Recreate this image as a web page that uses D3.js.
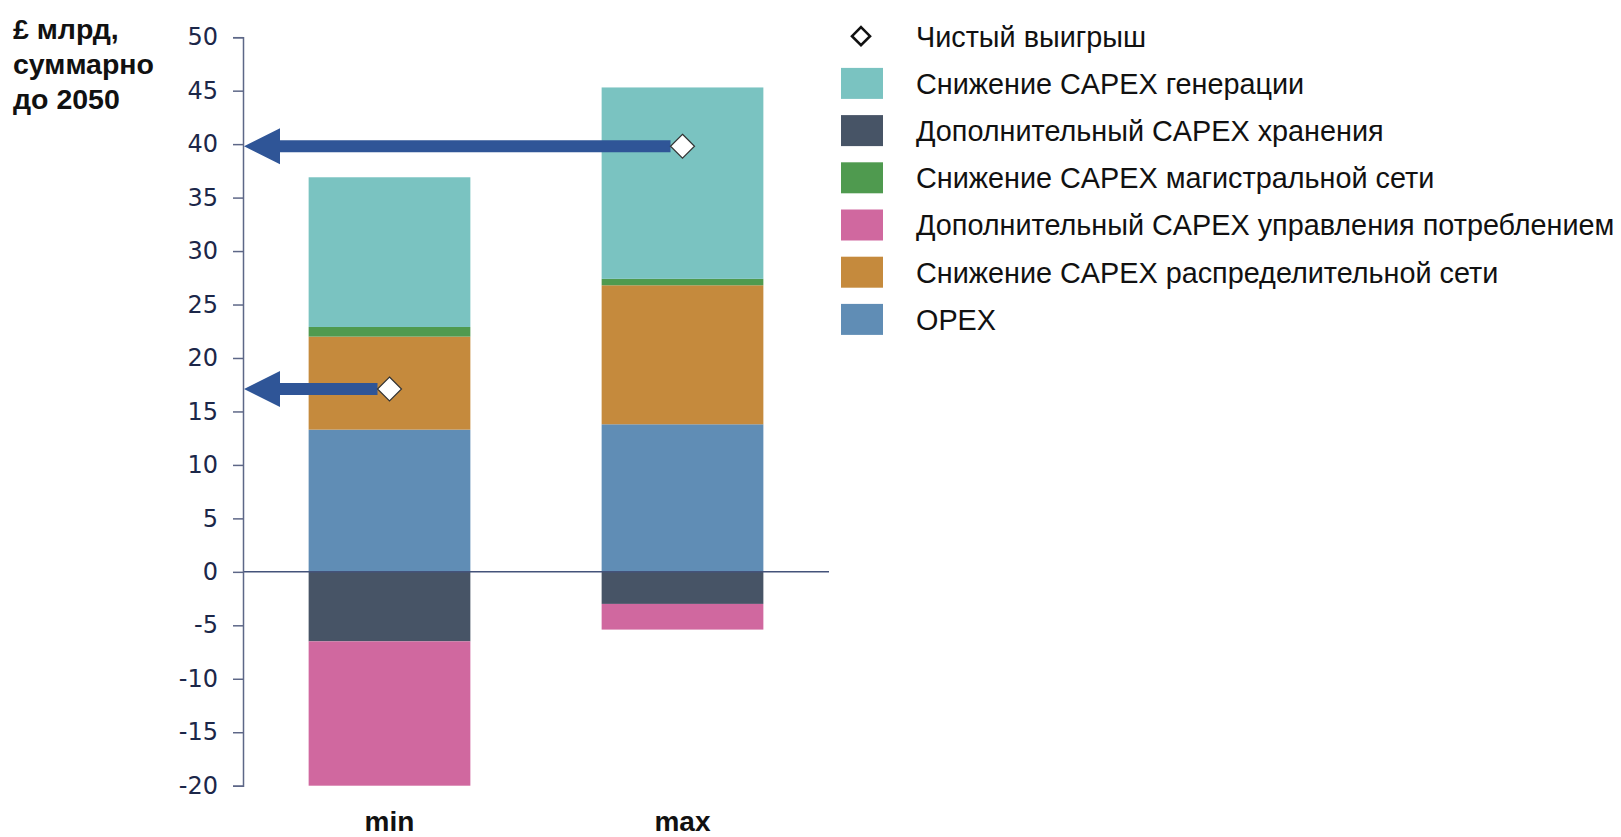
<!DOCTYPE html>
<html>
<head>
<meta charset="utf-8">
<script src="https://cdn.jsdelivr.net/npm/d3@7"></script>
<style>
  html, body { margin: 0; padding: 0; background: #fff; }
  svg { display: block; }
</style>
</head>
<body>
<script>
// Chart data
var categories = ["min", "max"];
var opex = [13.3, 13.8];
var distribution = [8.7, 13.0];
var transmission = [0.9, 0.6];
var generation = [14.0, 17.9];
var storage = [-6.5, -3.0];
var dsr = [-13.5, -2.4];
var netBenefit = [17.1, 39.8];
var yTicks = [50, 45, 40, 35, 30, 25, 20, 15, 10, 5, 0, -5, -10, -15, -20];

var seriesKeys = ["opex", "distribution", "transmission", "generation", "storage", "dsr"];
var seriesNames = {
  generation: "Снижение CAPEX генерации",
  storage: "Дополнительный CAPEX хранения",
  transmission: "Снижение CAPEX магистральной сети",
  dsr: "Дополнительный CAPEX управления потреблением",
  distribution: "Снижение CAPEX распределительной сети",
  opex: "OPEX"
};
var legendOrder = ["generation", "storage", "transmission", "dsr", "distribution", "opex"];
var colors = {
  generation: "#7ac3c1",
  storage: "#475466",
  transmission: "#4f9a4f",
  dsr: "#d0689f",
  distribution: "#c58a3d",
  opex: "#608db5"
};

var svgWidth = 1621;
var svgHeight = 837;

var svg = d3.select("body")
            .append("svg")
            .attr("width", svgWidth)
            .attr("height", svgHeight);

// build table for stacking
var table = categories.map(function(c, i) {
  return {
    cat: c,
    opex: opex[i],
    distribution: distribution[i],
    transmission: transmission[i],
    generation: generation[i],
    storage: storage[i],
    dsr: dsr[i]
  };
});

var stacked = d3.stack()
                .keys(seriesKeys)
                .offset(d3.stackOffsetDiverging)(table);

// scales
var axisX = 243;
var x = d3.scaleBand()
          .domain(categories)
          .range([axisX, 829])
          .paddingInner(0.448)
          .paddingOuter(0.224);

var y = d3.scaleLinear()
          .domain([-20, 50])
          .range([785.7, 37.2]);

// bars
svg.append("g")
   .selectAll("g")
   .data(stacked)
   .enter()
   .append("g")
   .attr("fill", function(d) { return colors[d.key]; })
   .selectAll("rect")
   .data(function(d) { return d; })
   .enter()
   .append("rect")
   .attr("x", function(d) { return x(d.data.cat); })
   .attr("width", x.bandwidth())
   .attr("y", function(d) { return y(Math.max(d[0], d[1])); })
   .attr("height", function(d) { return Math.abs(y(d[0]) - y(d[1])); });

// zero line
svg.append("line")
   .attr("x1", axisX)
   .attr("x2", 829)
   .attr("y1", y(0))
   .attr("y2", y(0))
   .attr("stroke", "#44537a")
   .attr("stroke-width", 1.5);

// y axis
var leftAxis = d3.axisLeft(y)
                 .tickValues(yTicks)
                 .tickSize(10)
                 .tickPadding(15)
                 .tickFormat(function(d) { return String(d); });

var axisG = svg.append("g")
               .attr("transform", `translate(${axisX}, 0)`)
               .call(leftAxis);

axisG.select(".domain")
     .attr("stroke", "#5d6787")
     .attr("stroke-width", 1.5);
axisG.selectAll(".tick line")
     .attr("stroke", "#5d6787")
     .attr("stroke-width", 1.5);
axisG.selectAll(".tick text")
     .attr("fill", "#1c2749")
     .style("font-family", "'DejaVu Sans', sans-serif")
     .style("font-size", "24px");

// arrows from net benefit markers to the axis
var headLen = 36, headHalf = 18, shaftHalf = 6, diamondR = 12;
svg.append("g")
   .selectAll("path")
   .data(categories)
   .enter()
   .append("path")
   .attr("fill", "#2f5597")
   .attr("d", function(c, i) {
     var cy = y(netBenefit[i]);
     var tip = axisX + 1;
     var end = x(c) + x.bandwidth() / 2 - diamondR;
     return "M" + tip + "," + cy +
            "L" + (tip + headLen) + "," + (cy - headHalf) +
            "L" + (tip + headLen) + "," + (cy - shaftHalf) +
            "L" + end + "," + (cy - shaftHalf) +
            "L" + end + "," + (cy + shaftHalf) +
            "L" + (tip + headLen) + "," + (cy + shaftHalf) +
            "L" + (tip + headLen) + "," + (cy + headHalf) + "Z";
   });

// net benefit diamonds
svg.append("g")
   .selectAll("path")
   .data(categories)
   .enter()
   .append("path")
   .attr("transform", function(c, i) {
     return `translate(${x(c) + x.bandwidth() / 2}, ${y(netBenefit[i])})`;
   })
   .attr("d", `M0,${-diamondR}L${diamondR},0L0,${diamondR}L${-diamondR},0Z`)
   .attr("fill", "#fff")
   .attr("stroke", "#333")
   .attr("stroke-width", 1.2);

// x labels
svg.append("g")
   .selectAll("text")
   .data(categories)
   .enter()
   .append("text")
   .attr("x", function(c) { return x(c) + x.bandwidth() / 2; })
   .attr("y", 831)
   .attr("text-anchor", "middle")
   .style("font-family", "'Liberation Sans', Arial, sans-serif")
   .style("font-weight", "bold")
   .style("font-size", "28px")
   .attr("fill", "#111")
   .text(function(c) { return c; });

// y axis title
var titleLines = ["£ млрд,", "суммарно", "до 2050"];
svg.append("g")
   .selectAll("text")
   .data(titleLines)
   .enter()
   .append("text")
   .attr("x", 13)
   .attr("y", function(d, i) { return 39 + i * 35; })
   .style("font-family", "'Liberation Sans', Arial, sans-serif")
   .style("font-weight", "bold")
   .style("font-size", "28.5px")
   .attr("fill", "#111")
   .text(function(d) { return d; });

// legend
var legendY0 = 36.2, legendStep = 47.2;
var legend = svg.append("g");

legend.append("path")
      .attr("transform", `translate(861, ${legendY0})`)
      .attr("d", "M0,-9L9,0L0,9L-9,0Z")
      .attr("fill", "#fff")
      .attr("stroke", "#111")
      .attr("stroke-width", 2.6);
legend.append("text")
      .attr("x", 916)
      .attr("y", legendY0)
      .attr("dy", "0.36em")
      .style("font-family", "'Liberation Sans', Arial, sans-serif")
      .style("font-size", "28.8px")
      .attr("fill", "#111")
      .text("Чистый выигрыш");

var rows = legend.selectAll("g.row")
                 .data(legendOrder)
                 .enter()
                 .append("g")
                 .attr("class", "row")
                 .attr("transform", function(d, i) {
                   return `translate(0, ${legendY0 + (i + 1) * legendStep})`;
                 });

rows.append("rect")
    .attr("x", 841)
    .attr("y", -15.5)
    .attr("width", 42)
    .attr("height", 31)
    .attr("fill", function(d) { return colors[d]; });

rows.append("text")
    .attr("x", 916)
    .attr("dy", "0.36em")
    .style("font-family", "'Liberation Sans', Arial, sans-serif")
    .style("font-size", "28.8px")
    .attr("fill", "#111")
    .text(function(d) { return seriesNames[d]; });
</script>
</body>
</html>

++++++

STATED TASK:
Every line from the top of the material above through the line with "-10, -15, -20];" should be duplicated exactly, please; leave out the pictures.

WRITTEN RESPONSE:
Recreate this image as a web page that uses D3.js.
<!DOCTYPE html>
<html>
<head>
<meta charset="utf-8">
<script src="https://cdn.jsdelivr.net/npm/d3@7"></script>
<style>
  html, body { margin: 0; padding: 0; background: #fff; }
  svg { display: block; }
</style>
</head>
<body>
<script>
// Chart data
var categories = ["min", "max"];
var opex = [13.3, 13.8];
var distribution = [8.7, 13.0];
var transmission = [0.9, 0.6];
var generation = [14.0, 17.9];
var storage = [-6.5, -3.0];
var dsr = [-13.5, -2.4];
var netBenefit = [17.1, 39.8];
var yTicks = [50, 45, 40, 35, 30, 25, 20, 15, 10, 5, 0, -5, -10, -15, -20];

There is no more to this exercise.